- **DESCRIPTION OF THE TASK**
Pictures stay out of this copy, which runs from the first line of the material through the line containing "(919,8) -- (923,692);".

- **DATASET CONTENT**

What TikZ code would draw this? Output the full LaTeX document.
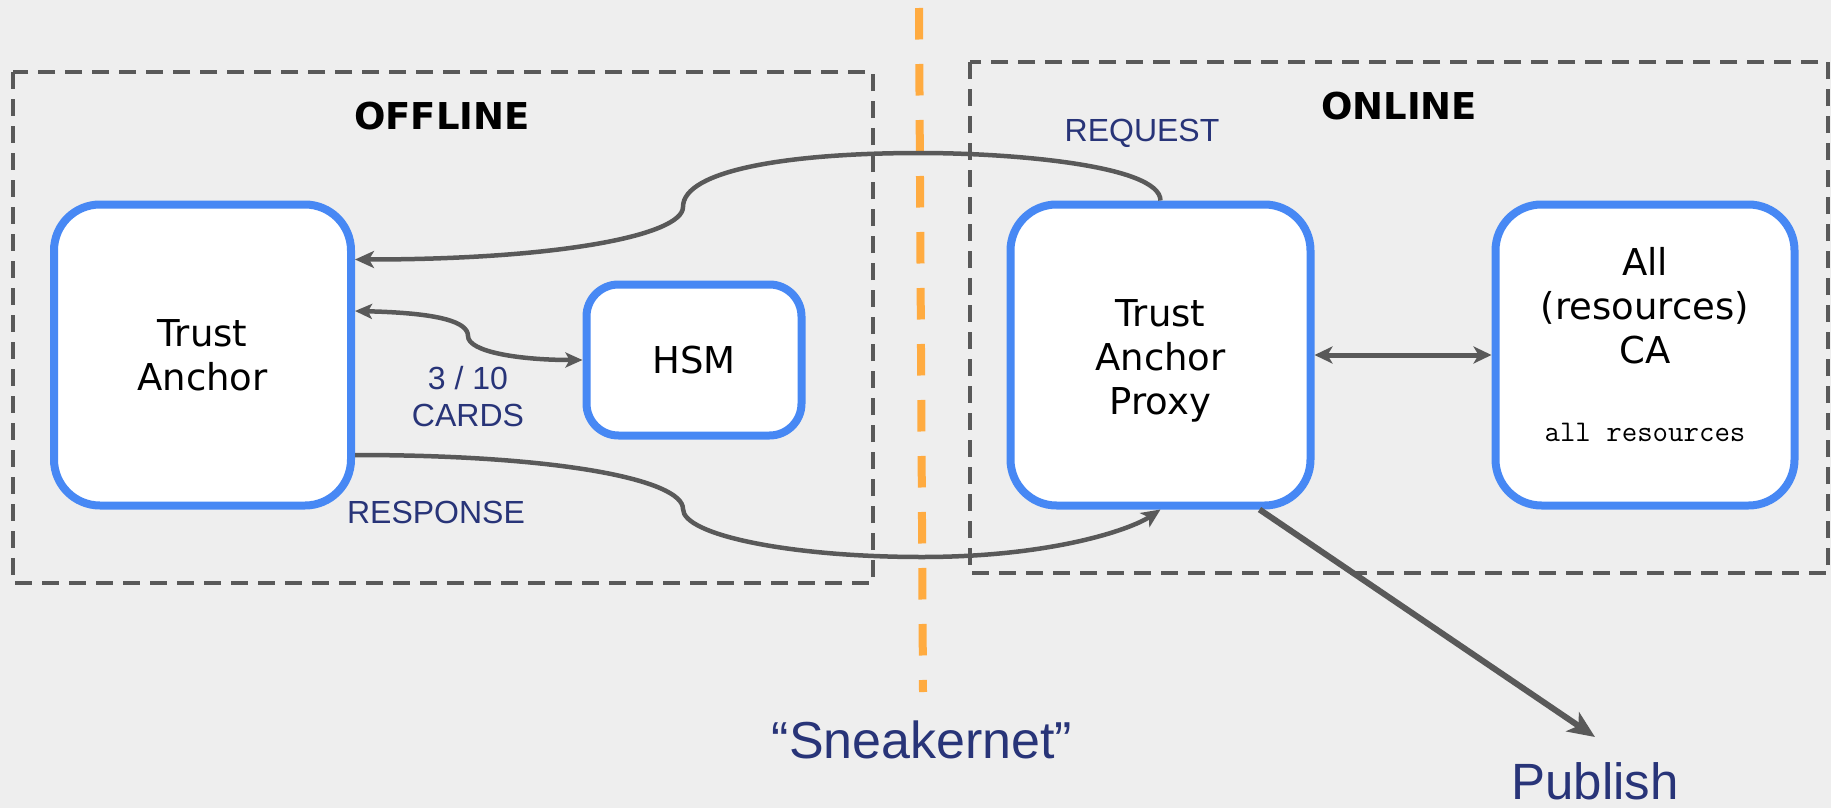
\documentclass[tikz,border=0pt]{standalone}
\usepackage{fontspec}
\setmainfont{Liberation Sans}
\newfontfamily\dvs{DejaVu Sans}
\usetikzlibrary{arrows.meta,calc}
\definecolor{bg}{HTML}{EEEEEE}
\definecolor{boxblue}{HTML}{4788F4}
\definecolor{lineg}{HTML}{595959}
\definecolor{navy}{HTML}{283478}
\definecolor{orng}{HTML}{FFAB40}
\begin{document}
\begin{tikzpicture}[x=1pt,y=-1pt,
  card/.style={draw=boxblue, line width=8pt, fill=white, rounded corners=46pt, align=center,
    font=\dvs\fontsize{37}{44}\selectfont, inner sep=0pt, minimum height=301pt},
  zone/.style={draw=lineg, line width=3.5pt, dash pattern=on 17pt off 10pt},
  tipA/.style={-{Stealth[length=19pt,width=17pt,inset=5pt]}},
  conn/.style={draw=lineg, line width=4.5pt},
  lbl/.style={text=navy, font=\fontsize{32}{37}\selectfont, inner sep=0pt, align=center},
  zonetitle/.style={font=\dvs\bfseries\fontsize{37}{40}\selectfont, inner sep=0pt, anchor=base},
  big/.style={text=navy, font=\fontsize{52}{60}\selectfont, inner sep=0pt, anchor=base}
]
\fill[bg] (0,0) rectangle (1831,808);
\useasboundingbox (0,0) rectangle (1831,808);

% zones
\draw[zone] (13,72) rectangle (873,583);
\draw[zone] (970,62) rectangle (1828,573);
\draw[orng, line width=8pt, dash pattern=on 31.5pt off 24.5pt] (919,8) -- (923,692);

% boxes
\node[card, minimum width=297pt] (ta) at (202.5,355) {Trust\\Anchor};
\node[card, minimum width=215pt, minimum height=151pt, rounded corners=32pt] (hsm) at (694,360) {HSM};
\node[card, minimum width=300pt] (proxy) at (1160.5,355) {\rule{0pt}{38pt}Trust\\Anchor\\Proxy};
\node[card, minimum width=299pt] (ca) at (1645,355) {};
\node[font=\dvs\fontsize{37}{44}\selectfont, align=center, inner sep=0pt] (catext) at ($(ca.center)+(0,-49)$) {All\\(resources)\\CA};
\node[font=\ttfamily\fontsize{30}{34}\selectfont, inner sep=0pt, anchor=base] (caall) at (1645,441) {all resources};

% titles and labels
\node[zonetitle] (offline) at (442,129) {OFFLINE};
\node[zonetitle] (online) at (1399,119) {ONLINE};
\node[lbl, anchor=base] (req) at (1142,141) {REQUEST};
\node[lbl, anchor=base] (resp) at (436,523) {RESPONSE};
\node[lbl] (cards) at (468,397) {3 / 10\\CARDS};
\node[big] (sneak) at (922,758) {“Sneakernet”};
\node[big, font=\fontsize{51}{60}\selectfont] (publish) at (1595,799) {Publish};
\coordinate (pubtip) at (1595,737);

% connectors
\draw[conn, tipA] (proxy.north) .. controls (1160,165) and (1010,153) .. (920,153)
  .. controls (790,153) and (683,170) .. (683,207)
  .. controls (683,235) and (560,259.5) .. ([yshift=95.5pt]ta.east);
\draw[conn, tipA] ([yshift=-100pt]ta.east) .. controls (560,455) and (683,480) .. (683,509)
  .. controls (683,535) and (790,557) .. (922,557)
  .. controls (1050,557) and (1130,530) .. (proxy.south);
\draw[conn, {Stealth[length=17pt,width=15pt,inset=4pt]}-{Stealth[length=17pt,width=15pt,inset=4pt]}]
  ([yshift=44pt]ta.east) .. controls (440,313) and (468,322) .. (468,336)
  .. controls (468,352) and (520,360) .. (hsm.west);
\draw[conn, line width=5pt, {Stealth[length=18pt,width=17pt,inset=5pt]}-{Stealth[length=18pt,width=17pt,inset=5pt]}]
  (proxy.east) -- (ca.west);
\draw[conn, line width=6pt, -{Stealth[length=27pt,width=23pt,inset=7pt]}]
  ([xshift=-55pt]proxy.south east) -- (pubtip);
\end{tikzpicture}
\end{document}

- **WORKED ANSWER**
What TikZ code would draw this? Output the full LaTeX document.
\documentclass[tikz,border=0pt]{standalone}
\usepackage{fontspec}
\setmainfont{Liberation Sans}
\newfontfamily\dvs{DejaVu Sans}
\usetikzlibrary{arrows.meta,calc}
\definecolor{bg}{HTML}{EEEEEE}
\definecolor{boxblue}{HTML}{4788F4}
\definecolor{lineg}{HTML}{595959}
\definecolor{navy}{HTML}{283478}
\definecolor{orng}{HTML}{FFAB40}
\begin{document}
\begin{tikzpicture}[x=1pt,y=-1pt,
  card/.style={draw=boxblue, line width=8pt, fill=white, rounded corners=46pt, align=center,
    font=\dvs\fontsize{37}{44}\selectfont, inner sep=0pt, minimum height=301pt},
  zone/.style={draw=lineg, line width=3.5pt, dash pattern=on 17pt off 10pt},
  tipA/.style={-{Stealth[length=19pt,width=17pt,inset=5pt]}},
  conn/.style={draw=lineg, line width=4.5pt},
  lbl/.style={text=navy, font=\fontsize{32}{37}\selectfont, inner sep=0pt, align=center},
  zonetitle/.style={font=\dvs\bfseries\fontsize{37}{40}\selectfont, inner sep=0pt, anchor=base},
  big/.style={text=navy, font=\fontsize{52}{60}\selectfont, inner sep=0pt, anchor=base}
]
\fill[bg] (0,0) rectangle (1831,808);
\useasboundingbox (0,0) rectangle (1831,808);

% zones
\draw[zone] (13,72) rectangle (873,583);
\draw[zone] (970,62) rectangle (1828,573);
\draw[orng, line width=8pt, dash pattern=on 31.5pt off 24.5pt] (919,8) -- (923,692);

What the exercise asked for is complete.